Field system, Cahermaclanchy, Co. Clare
Co. Clare |
Ritual/Ceremonial
Along a narrow coastal stretch of County Clare, the land itself tells a story that is easy to miss from ground level.
An irregular arrangement of field boundaries near Cahermaclanchy cashel, a ringfort of the type built from dry-stone walling and known in Irish as a caiseal, sits quietly at the north-eastern edge of one of the more remarkable medieval agricultural landscapes surviving in the west of Ireland.
This local field system is, in fact, only a fragment of something far larger. The wider medieval field system runs for 4.5 kilometres along the coast, reaching from Doolin Point in the south-west to Ballyryan in the north-east, and within that corridor lie some 34 cashels and 26 enclosures.
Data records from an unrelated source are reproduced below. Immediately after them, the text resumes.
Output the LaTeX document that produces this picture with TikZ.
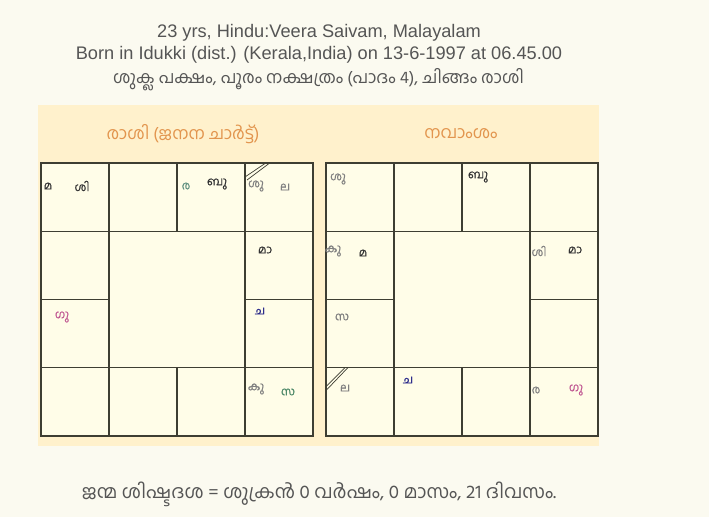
\documentclass[tikz,border=0pt]{standalone}
\usepackage{fontspec}
\setmainfont{Liberation Sans}
\newfontfamily\ml[Script=Malayalam]{Hind Kochi}
\newfontfamily\mllbl[Script=Malayalam,FakeBold=0.6]{Hind Kochi}
\definecolor{pagebg}{HTML}{FBFAF0}
\definecolor{panelbg}{HTML}{FFF1CC}
\definecolor{cellbg}{HTML}{FFFDE8}
\definecolor{gridc}{HTML}{3E3E32}
\definecolor{headc}{HTML}{555555}
\definecolor{titlec}{HTML}{E2954E}
\definecolor{lblc}{HTML}{333333}
\definecolor{ravic}{HTML}{5E8F80}
\definecolor{guruc}{HTML}{C25C95}
\definecolor{chanc}{HTML}{2E2E8C}
\definecolor{sarpc}{HTML}{4F8A6A}
\begin{document}
\begin{tikzpicture}[x=1pt,y=-1pt,
  head/.style={font=\fontsize{18.2}{22}\selectfont, text=headc, inner sep=0pt, anchor=base},
  mlhead/.style={font=\ml\fontsize{17}{22}\selectfont, text=headc, inner sep=0pt, anchor=base},
  ctitle/.style={font=\ml\fontsize{17}{22}\selectfont, text=titlec, inner sep=0pt},
  lbl/.style={font=\mllbl\fontsize{11.5}{13}\selectfont, text=lblc, inner sep=0pt},
  cellline/.style={draw=gridc, line width=1.4pt},
  slash/.style={draw=gridc, line width=0.7pt}]
\useasboundingbox (0,0) rectangle (709,517);
\fill[pagebg] (0,0) rectangle (709,517);
% header texts
\node[head] (h1) at (319,37) {23 yrs, Hindu:Veera Saivam, Malayalam};
\node[head] (h2) at (319,59) {Born in Idukki (dist.) (Kerala,India) on 13-6-1997 at 06.45.00};
\node[mlhead] (h3) at (318.5,83) {ശുക്ല പക്ഷം, പൂരം നക്ഷത്രം (പാദം 4), ചിങ്ങം രാശി};
% panel
\fill[panelbg] (38,105) rectangle (599,446);
\node[ctitle] (t1) at (183,134) {രാശി (ജനന ചാർട്ട്)};
\node[ctitle] (t2) at (461,134) {നവാംശം};
% grids
\foreach \ox in {41,326}{
  \fill[cellbg] (\ox,163) rectangle (\ox+272,436);
  \foreach \i/\j in {0/0,1/0,2/0,3/0,0/1,3/1,0/2,3/2,0/3,1/3,2/3,3/3}{
    \draw[cellline] (\ox+68*\i,163+68.25*\j) rectangle (\ox+68*\i+68,163+68.25*\j+68.25);
  }
}
% Rasi chart labels
\node[lbl] (r1) at (48,186) {മ};
\node[lbl] (r2) at (82,186) {ശി};
\node[lbl,text=ravic] (r3) at (186,186) {ര};
\node[lbl] (r4) at (217,184) {ബു};
\node[lbl,text=gray] (r5) at (256,186) {ശു};
\node[lbl,text=gray] (r6) at (285,187) {ല};
\node[lbl] (r7) at (265,250) {മാ};
\node[lbl,text=guruc] (r8) at (62,317) {ഗു};
\node[lbl,text=chanc] (r9) at (260,311) {ച};
\node[lbl,text=gray] (r10) at (256,389) {കു};
\node[lbl,text=sarpc] (r11) at (288,392) {സ};
\draw[slash] (245,177) -- (265,163.5);
\draw[slash] (247,180) -- (269,163.5);
% Navamsa chart labels
\node[lbl,text=gray] (n1) at (338,179) {ശു};
\node[lbl] (n2) at (478,177) {ബു};
\node[lbl,text=gray] (n3) at (333,251) {കു};
\node[lbl] (n4) at (363,253) {മ};
\node[lbl,text=gray] (n5) at (539,251) {ശി};
\node[lbl] (n6) at (575,250) {മാ};
\node[lbl,text=gray] (n7) at (342,317) {സ};
\node[lbl,text=gray] (n8) at (345,388) {ല};
\node[lbl,text=chanc] (n9) at (408,380) {ച};
\node[lbl,text=gray] (n10) at (536,390) {ര};
\node[lbl,text=guruc] (n11) at (576,390) {ഗു};
\draw[slash] (326.5,386) -- (345,367.5);
\draw[slash] (326.5,390) -- (348,367.5);
% bottom line
\node[mlhead,font=\ml\fontsize{18.7}{22}\selectfont] (b1) at (319,498) {ജന്മ ശിഷ്ടദശ = ശുക്രൻ 0 വർഷം, 0 മാസം, 21 ദിവസം.};
\end{tikzpicture}
\end{document}
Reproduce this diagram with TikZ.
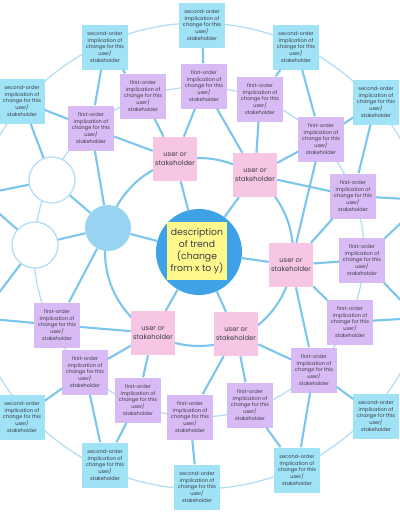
\documentclass[tikz,border=0pt]{standalone}
\usepackage{fontspec}
\setmainfont{Poppins}
\usepackage{xcolor}
\usepackage{tikz}
\definecolor{spokeblue}{RGB}{124,198,237}
\definecolor{ringblue}{RGB}{180,220,243}
\definecolor{trendblue}{RGB}{62,162,230}
\definecolor{userpink}{RGB}{246,198,228}
\definecolor{firstlilac}{RGB}{216,187,245}
\definecolor{secondcyan}{RGB}{160,226,246}
\definecolor{trendyellow}{RGB}{255,249,140}
\definecolor{dotblue}{RGB}{152,212,242}
\definecolor{notetext}{RGB}{60,60,70}
\newcommand{\firsttxt}{first-order\\implication of\\change for this\\user/\\stakeholder}
\newcommand{\secondtxt}{second-order\\implication of\\change for this\\user/\\stakeholder}

\begin{document}
\begin{tikzpicture}[x=0.025cm,y=-0.025cm,
  spoke/.style={draw=spokeblue,line width=1.5pt},
  ring/.style={draw=ringblue,line width=0.9pt},
  note/.style={inner sep=0pt,align=center,text=notetext},
  userbox/.style={note,fill=userpink,minimum size=1.1cm,font=\fontsize{4.8}{6.2}\selectfont},
  firstbox/.style={note,fill=firstlilac,minimum size=1.125cm,font=\fontsize{3.6}{4.7}\selectfont},
  secondbox/.style={note,fill=secondcyan,minimum size=1.125cm,font=\fontsize{3.6}{4.7}\selectfont},
  hubdot/.style={circle,minimum size=1.15cm,inner sep=0pt}]
\useasboundingbox (0,0) rectangle (400,516);
\clip (0,0) rectangle (400,516);
\fill[white] (0,0) rectangle (400,516);
\draw[ring] (199,256) circle (233);
\draw[ring] (199,252) circle (165);
\draw[spoke] (199,252) circle (94);

\node[circle,fill=trendblue,minimum size=2.15cm,inner sep=0pt] (hub) at (199,252) {};
\node[note,fill=trendyellow,minimum width=1.5cm,minimum height=1.47cm,font=\fontsize{6.6}{8.6}\selectfont] (trend) at (197,251) {description\\of trend\\(change\\from x to y)};
\node[hubdot,fill=dotblue] (dot) at (108,228) {};
\node[hubdot,fill=white,draw=ringblue,line width=0.9pt] (open1) at (52,180) {};
\node[hubdot,fill=white,draw=ringblue,line width=0.9pt] (open2) at (35,245) {};

\node[userbox] (u1) at (175,159) {user or\\stakeholder};
\node[userbox] (u2) at (255,175) {user or\\stakeholder};
\node[userbox] (u3) at (291,265) {user or\\stakeholder};
\node[userbox] (u4) at (236,334) {user or\\stakeholder};
\node[userbox] (u5) at (153,333) {user or\\stakeholder};

\node[firstbox] (f1) at (143,96) {\firsttxt};
\node[firstbox] (f2) at (91,128) {\firsttxt};
\node[firstbox] (f3) at (204,86) {\firsttxt};
\node[firstbox] (f4) at (260,99) {\firsttxt};
\node[firstbox] (f5) at (321,139) {\firsttxt};
\node[firstbox] (f6) at (353,196) {\firsttxt};
\node[firstbox] (f7) at (362,260) {\firsttxt};
\node[firstbox] (f8) at (350,322) {\firsttxt};
\node[firstbox] (f9) at (314,370) {\firsttxt};
\node[firstbox] (f10) at (250,405) {\firsttxt};
\node[firstbox] (f11) at (190,417) {\firsttxt};
\node[firstbox] (f12) at (138,400) {\firsttxt};
\node[firstbox] (f13) at (85,372) {\firsttxt};
\node[firstbox] (f14) at (57,325) {\firsttxt};

\node[secondbox] (s1) at (22,101) {\secondtxt};
\node[secondbox] (s2) at (105,47) {\secondtxt};
\node[secondbox] (s3) at (202,25) {\secondtxt};
\node[secondbox] (s4) at (296,47) {\secondtxt};
\node[secondbox] (s5) at (376,102) {\secondtxt};
\node[secondbox] (s7) at (376,416) {\secondtxt};
\node[secondbox] (s8) at (297,470) {\secondtxt};
\node[secondbox] (s9) at (197,487) {\secondtxt};
\node[secondbox] (s10) at (105,465) {\secondtxt};
\node[secondbox] (s11) at (22,417) {\secondtxt};
\coordinate (r1) at (425,200);
\coordinate (r2) at (418,318);
\coordinate (l1) at (-22,195);
\coordinate (l2) at (-20,318);

\draw[spoke] (hub) -- (u1) (hub) -- (u2) (hub) -- (u3) (hub) -- (u4) (hub) -- (u5) (hub) -- (dot);
\draw[spoke] (u1) -- (f1) (u1) -- (f2) (u1) -- (f3);
\draw[spoke] (u2) -- (f3) (u2) -- (f4) (u2) -- (f5) (u2) -- (f6);
\draw[spoke] (u3) -- (f5) (u3) -- (f6) (u3) -- (f7) (u3) -- (f8) (u3) -- (f9);
\draw[spoke] (u4) -- (f9) (u4) -- (f10) (u4) -- (f11);
\draw[spoke] (u5) -- (f12) (u5) -- (f13) (u5) -- (f14);
\draw[spoke] (dot) -- (f2) (dot) -- (open1) (dot) -- (open2) (dot) -- (f14);
\draw[spoke] (f1) -- (s2) (f2) -- (s1) (f2) -- (s2) (f3) -- (s3) (f4) -- (s4);
\draw[spoke] (f5) -- (s4) (f5) -- (s5) (f6) -- (s5) (f6) -- (r1) (f7) -- (r1);
\draw[spoke] (f7) -- (r2) (f8) -- (r2) (f9) -- (s7) (f9) -- (s8) (f10) -- (s8);
\draw[spoke] (f11) -- (s9) (f12) -- (s10) (f13) -- (s10) (f13) -- (s11) (f14) -- (l2);
\draw[spoke] (open1) -- (s1) (open1) -- (l1) (open2) -- (l1) (open2) -- (l2);
\end{tikzpicture}
\end{document}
That density of settlement evidence suggests sustained and organised land use over a considerable period, with individual farmsteads and their associated enclosures laid out across ground that still retains much of its original shape. The boundaries around Cahermaclanchy itself became clearly visible through aerial photography, including Digital Globe imagery from 2011 to 2013 and Ordnance Survey Ireland aerial photographs taken between 2012 and 2018, both of which reveal the irregular patterning of the field plots in a way that ground-level walking rarely allows.